■ **WHAT IS NEEDED**
Everything from the first line of the data through the line with "plt.rcParams['mathtext.it'] = 'Liberation" is to be echoed exactly, minus the pictures.

::::

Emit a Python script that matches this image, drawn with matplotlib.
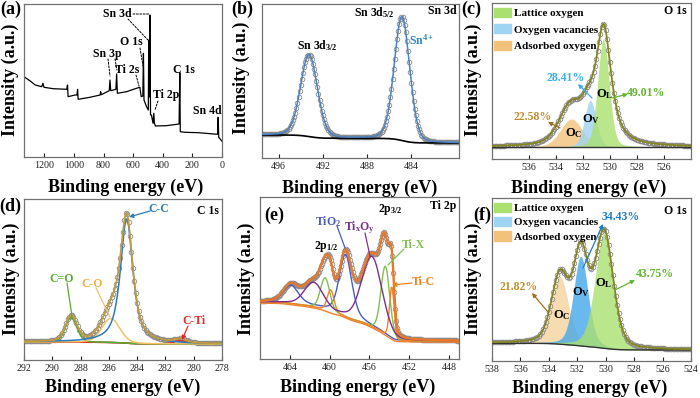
import numpy as np
import matplotlib
matplotlib.use('Agg')
import matplotlib.pyplot as plt
from matplotlib.patches import Patch

plt.rcParams['font.family'] = ['Liberation Serif', 'DejaVu Serif']
plt.rcParams['mathtext.fontset'] = 'custom'
plt.rcParams['mathtext.rm'] = 'Liberation Serif'
plt.rcParams['mathtext.bf'] = 'Liberation Serif:bold'
plt.rcParams['mathtext.it'] = 'Liberation Serif:italic'

# ---------------- data ----------------
# (a) survey spectrum
survey_ev = [1335, 1296, 1262, 1218, 1210, 1203, 1140, 1049, 1044, 1040, 993, 980, 976, 972,
             893, 824, 820, 816, 762, 757, 752, 717, 712, 707, 645, 566, 555, 546, 535, 531,
             527, 510, 498, 495, 491, 487, 483, 477, 466, 461, 457, 450, 376, 290, 285, 282,
             250, 159, 30, 26, 22, 0]
survey_int = [80, 76, 72, 70.3, 73.7, 69.7, 68.3, 67.7, 72, 60.3, 62, 62, 67.7, 57.7,
              59.7, 62, 65.3, 62.3, 66.3, 77, 66.3, 67.7, 83, 63.7, 65.3, 69.3, 69.7, 60.3, 61, 103.7,
              57, 50.3, 47, 117, 60, 142, 42, 42, 33.7, 43.7, 34, 31, 31.3, 33, 84.3, 25.3,
              24.7, 24.3, 22.7, 39.7, 19.7, 15.7]
survey_labels = ['Sn 3d', 'O 1s', 'Sn 3p', 'Ti 2s', 'Ti 2p', 'C 1s', 'Sn 4d']

# (b) Sn 3d
b_names = ['Sn 3d3/2', 'Sn 3d5/2']
b_centers = [493.25, 484.85]
b_heights = [82, 124]
b_fwhm = [1.8, 1.65]
b_eta = [0.15, 0.15]
b_bg = [23, 15]

# (c) O 1s components
c_names = ['Adsorbed oxygen', 'Oxygen vacancies', 'Lattice oxygen']
c_centers = [532.83, 531.44, 530.47]
c_heights = [28, 47, 108]
c_fwhm = [1.9, 1.0, 1.0]
c_eta = [0.2, 0.2, 0.2]
c_pct = ['22.58%', '28.41%', '49.01%']
c_bg = [12, 12]
# (c) fitted envelope
c_env_centers = [530.45, 531.6, 532.9]
c_env_heights = [118, 22, 38]
c_env_fwhm = [1.35, 1.2, 2.0]
c_env_eta = [0.8, 0.3, 0.4]

# (d) C 1s
d_names = ['C-C', 'C-O', 'C=O', 'C-Ti']
d_centers = [284.74, 285.86, 288.66, 280.95]
d_heights = [125, 24, 25, 3.5]
d_fwhm = [1.05, 1.5, 0.95, 1.0]
d_eta = [0.8, 0.2, 0.2, 0.2]
d_bg = [18, 16]

# (e) Ti 2p  (2p3/2, 2p1/2 for each species)
e_names = ['TiO2', 'Ti-X', 'Ti-C', 'TixOy']
e_centers = [[458.4, 463.9], [454.4, 460.45], [453.75, 459.9], [455.75, 461.6]]
e_heights = [[62, 18], [68, 32], [52, 22], [70, 24]]
e_fwhm = [[1.5, 1.8], [1.05, 1.1], [0.55, 0.8], [2.4, 2.2]]
e_eta = [0.4, 0.1, 0.1, 0.2]
e_bg = [57, 18]

# (f) O 1s
f_names = ['Adsorbed oxygen', 'Oxygen vacancies', 'Lattice oxygen']
f_centers = [533.21, 531.75, 530.11]
f_heights = [68, 90, 115]
f_fwhm = [1.4, 1.2, 1.5]
f_eta = [0.3, 0.3, 0.3]
f_pct = ['21.82%', '34.43%', '43.75%']
f_bg = [17.7, 11]

# ---------------- helpers ----------------
W, H = 700, 398
fig = plt.figure(figsize=(7, 3.98), dpi=100)


def box(l, t, r, b):
    return [l / W, 1 - b / H, (r - l) / W, (b - t) / H]


def F(px, py):
    return (px / W, 1 - py / H)


def pv(x, c, h, w, eta):
    g = np.exp(-4 * np.log(2) * ((x - c) / w) ** 2)
    l = 1.0 / (1 + 4 * ((x - c) / w) ** 2)
    return h * (eta * l + (1 - eta) * g)


def shirley(x, p, left, right):
    cum = np.cumsum(p)
    return right + (left - right) * cum / cum[-1]


SPINE = '#707070'
GRAY = '#8a8a8a'


def style(ax, xlim, ylim, ticks):
    ax.set_xlim(*xlim)
    ax.set_ylim(*ylim)
    ax.set_xticks(ticks)
    ax.set_yticks([])
    ax.tick_params(axis='x', direction='in', length=3, width=0.8, pad=3,
                   labelsize=7.2, colors='#222222')
    for s in ax.spines.values():
        s.set_color(SPINE)
        s.set_linewidth(0.9)


def txt(px, py, s, size=8.5, color='black', **kw):
    fig.text(*F(px, py), s, fontsize=size, fontweight='bold', color=color,
             ha=kw.pop('ha', 'center'), va=kw.pop('va', 'center'), **kw)


def arrow(p0, p1, color, head=True, ls='-', lw=0.9):
    fig.add_artist(matplotlib.patches.FancyArrowPatch(
        F(*p0), F(*p1), transform=fig.transFigure,
        arrowstyle='-|>' if head else '-', mutation_scale=6,
        color=color, lw=lw, linestyle=ls, shrinkA=0, shrinkB=0))


def circles(ax, x, y):
    ax.plot(x, y, 'o', ms=3.3, mfc='none', mec=GRAY, mew=0.6, zorder=2)


LEG = dict(loc='upper left', frameon=False, prop={'weight': 'bold', 'size': 8},
           handlelength=1.5, handleheight=0.9, handletextpad=0.3, borderpad=0.2,
           borderaxespad=0.0)

# ---------------- (a) ----------------
axa = fig.add_axes(box(24, 4, 222, 157))
axa.plot(survey_ev, survey_int, color='black', lw=0.9)
style(axa, (1338, 0), (0, 153), [1200, 1000, 800, 600, 400, 200, 0])
lab_pos = [(117, 14), (131, 42), (107, 54), (127, 70), (166, 95), (184, 70), (207, 111)]
for s, p in zip(survey_labels, lab_pos):
    txt(*p, s)
for p0, p1 in [((133, 14), (150, 14)), ((128, 19), (148, 40)), ((140, 48), (143, 66)),
               ((108, 59), (110, 76)), ((115, 59), (117, 70)), ((136, 75), (139, 86)),
               ((158, 101), (155, 110))]:
    arrow(p0, p1, 'black', head=False, ls=(0, (2, 1.5)), lw=0.7)

# ---------------- (b) ----------------
axb = fig.add_axes(box(262, 4, 459, 158))
xb = np.arange(479.7, 497.55, 0.1)
pb = sum(pv(xb, c, h, w, e) for c, h, w, e in zip(b_centers, b_heights, b_fwhm, b_eta))
bgb = shirley(xb, pb, b_bg[0], b_bg[1])
circles(axb, xb, bgb + pb)
axb.plot(xb, bgb, color='black', lw=1.2, zorder=3)
axb.plot(xb, bgb + pb, color='#4a80c4', lw=1.1, zorder=4)
style(axb, (497.5, 479.7), (0, 154), [496, 492, 488, 484])
txt(442, 11, 'Sn 3d')
txt(374, 13, r'Sn 3d$_{\mathbf{5/2}}$')
txt(317, 46, r'Sn 3d$_{\mathbf{3/2}}$')
txt(421, 40, r'Sn$^{\mathbf{4+}}$', color='#2f86c8')

# ---------------- (c) ----------------
FILL_G, FILL_B, FILL_O = '#a9e06f', '#9fd4f2', '#f2c27a'
axc = fig.add_axes(box(492, 3, 691, 159))
xc = np.arange(524.0, 538.75, 0.1)
pcs = [pv(xc, c, h, w, e) for c, h, w, e in zip(c_centers, c_heights, c_fwhm, c_eta)]
pe = sum(pv(xc, c, h, w, e) for c, h, w, e in zip(c_env_centers, c_env_heights, c_env_fwhm, c_env_eta))
bgc = shirley(xc, pe, c_bg[0], c_bg[1])
for pcomp, col in zip(pcs, [FILL_O, FILL_B, FILL_G]):
    axc.fill_between(xc, bgc, bgc + pcomp, color=col, alpha=0.8, lw=0, zorder=1)
circles(axc, xc, bgc + pe)
axc.plot(xc, bgc, color='#333333', lw=1.0, zorder=3)
axc.plot(xc, bgc + pe, color='#858520', lw=1.3, zorder=4)
style(axc, (538.7, 524.0), (0, 156), [536, 534, 532, 530, 528, 526])
handles = [Patch(color=FILL_G, label=c_names[2]), Patch(color=FILL_B, label=c_names[1]),
           Patch(color=FILL_O, label=c_names[0])]
axc.legend(handles=handles, bbox_to_anchor=(0.0, 0.985), labelspacing=0.55, **LEG)
txt(675, 11, 'O 1s')
txt(566, 78, c_pct[1], color='#3aaeea')
txt(646, 93, c_pct[2], color='#62b530')
txt(533, 117, c_pct[0], color='#c09030')
arrow((592, 98), (578, 84), '#3aaeea')
arrow((612, 98), (628, 94), '#62b530')
arrow((560, 128), (548, 122), '#a07020')
txt(605, 94, r'O$_\mathbf{L}$', size=9)
txt(591, 119, r'O$_\mathbf{V}$', size=9)
txt(574, 133, r'O$_\mathbf{C}$', size=9)

# ---------------- (d) ----------------
axd = fig.add_axes(box(24, 199, 222, 360))
xd = np.arange(278.0, 292.05, 0.1)
d_cols = ['#2a7cc0', '#f5c266', '#5aab2e', '#e62a2a']
pds = [pv(xd, c, h, w, e) for c, h, w, e in zip(d_centers, d_heights, d_fwhm, d_eta)]
pdsum = sum(pds)
bgd = shirley(xd, pdsum, d_bg[0], d_bg[1])
circles(axd, xd, bgd + pdsum)
axd.plot(xd, bgd, color='#333333', lw=1.0, zorder=3)
for pcomp, col in zip(pds[::-1], d_cols[::-1]):
    axd.plot(xd, bgd + pcomp, color=col, lw=1.1, zorder=4)
axd.plot(xd, bgd + pdsum, color='#c49a3c', lw=1.3, zorder=5)
style(axd, (292, 278), (0, 161), list(range(292, 277, -2)))
txt(208, 211, 'C 1s')
txt(159, 209, 'C-C', color=d_cols[0])
arrow((150, 211), (129, 217), d_cols[0])
txt(62, 279, 'C=O', color=d_cols[2])
arrow((67, 283), (72, 316), d_cols[2], head=False)
txt(92, 284, 'C-O', color='#f0b040')
arrow((96, 288), (110, 317), '#f5c266', head=False)
txt(194, 321, 'C-Ti', color=d_cols[3])
arrow((188, 326), (182, 340), d_cols[3])

# ---------------- (e) ----------------
axe = fig.add_axes(box(260, 197, 459, 359))
xe = np.arange(447.0, 467.05, 0.1)
e_cols = ['#4a5bc4', '#80c050', '#f58220', '#7e2f8e']
pes = []
for cs, hs, ws, et in zip(e_centers, e_heights, e_fwhm, e_eta):
    pes.append(sum(pv(xe, c, h, w, et) for c, h, w in zip(cs, hs, ws)))
pesum = sum(pes)
bge = shirley(xe, pesum, e_bg[0], e_bg[1])
circles(axe, xe, bge + pesum)
axe.plot(xe, bge - 1.2, color='#f08030', lw=1.0, zorder=3)
for pcomp, col in zip(pes, e_cols):
    axe.plot(xe, bge + pcomp, color=col, lw=1.0, zorder=4)
axe.plot(xe, bge + pesum, color='#e8782a', lw=1.7, zorder=5)
style(axe, (467, 447), (0, 162), [464, 460, 456, 452, 448])
txt(443, 206, 'Ti 2p')
txt(390, 210, r'2p$_{\mathbf{3/2}}$')
txt(326, 247, r'2p$_{\mathbf{1/2}}$')
txt(328, 222, r'TiO$_\mathbf{2}$', color=e_cols[0])
arrow((337, 226), (345, 248), e_cols[0], head=False)
txt(359, 228, r'Ti$_\mathbf{x}$O$_\mathbf{y}$', color=e_cols[3])
arrow((365, 233), (370, 256), e_cols[3], head=False)
txt(413, 245, 'Ti-X', color=e_cols[1])
arrow((404, 249), (388, 265), e_cols[1], head=False)
txt(423, 282, 'Ti-C', color=e_cols[2])
arrow((412, 283), (392, 285), e_cols[2])

# ---------------- (f) ----------------
FILL_B2, FILL_O2 = '#44a8ea', '#f5d29e'
axf = fig.add_axes(box(492, 198, 691, 361))
xf = np.arange(524.0, 538.05, 0.1)
pfs = [pv(xf, c, h, w, e) for c, h, w, e in zip(f_centers, f_heights, f_fwhm, f_eta)]
pfsum = sum(pfs)
bgf = shirley(xf, pfsum, f_bg[0], f_bg[1])
for pcomp, col in zip(pfs, [FILL_O2, FILL_B2, FILL_G]):
    axf.fill_between(xf, bgf, bgf + pcomp, color=col, alpha=0.8, lw=0, zorder=1)
circles(axf, xf, bgf + pfsum)
axf.plot(xf, bgf, color='#333333', lw=1.0, zorder=3)
axf.plot(xf, bgf + pfsum, color='#858520', lw=1.3, zorder=4)
style(axf, (538, 524), (0, 163), list(range(538, 523, -2)))
axf.legend(handles=handles, bbox_to_anchor=(0.0, 0.985), labelspacing=0.35, **LEG)
txt(675, 211, 'O 1s')
txt(621, 217, f_pct[1], color='#1f7cc8')
arrow((583, 268), (603, 224), '#1f7cc8')
txt(655, 274, f_pct[2], color='#62b530')
arrow((615, 290), (635, 280), '#62b530')
txt(519, 287, f_pct[0], color='#c09030')
arrow((548, 312), (532, 293), '#a07020')
txt(604, 283, r'O$_\mathbf{L}$', size=9)
txt(581, 292, r'O$_\mathbf{V}$', size=9)
txt(562, 315, r'O$_\mathbf{C}$', size=9)

# ---------------- shared labels ----------------
for (x, y) in [(126, 187), (360, 188), (589, 188), (123, 387), (358, 387), (590, 388)]:
    txt(x, y, 'Binding energy (eV)', size=13)
for (x, y) in [(10, 80), (241, 78), (473, 80), (11, 279), (246, 279), (473, 279)]:
    txt(x, y, 'Intensity (a.u.)', size=13, rotation=90)
for s, (x, y) in zip(['(a)', '(b)', '(c)', '(d)', '(e)', '(f)'],
                     [(11, 9), (242, 9), (471, 9), (10, 206), (274, 215), (482, 215)]):
    txt(x, y, s, size=13)

fig.savefig('out.png', dpi=100)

::::

■ **EXERCISE SOLUTION**
Emit a Python script that matches this image, drawn with matplotlib.
import numpy as np
import matplotlib
matplotlib.use('Agg')
import matplotlib.pyplot as plt
from matplotlib.patches import Patch

plt.rcParams['font.family'] = ['Liberation Serif', 'DejaVu Serif']
plt.rcParams['mathtext.fontset'] = 'custom'
plt.rcParams['mathtext.rm'] = 'Liberation Serif'
plt.rcParams['mathtext.bf'] = 'Liberation Serif:bold'
plt.rcParams['mathtext.it'] = 'Liberation Serif:italic'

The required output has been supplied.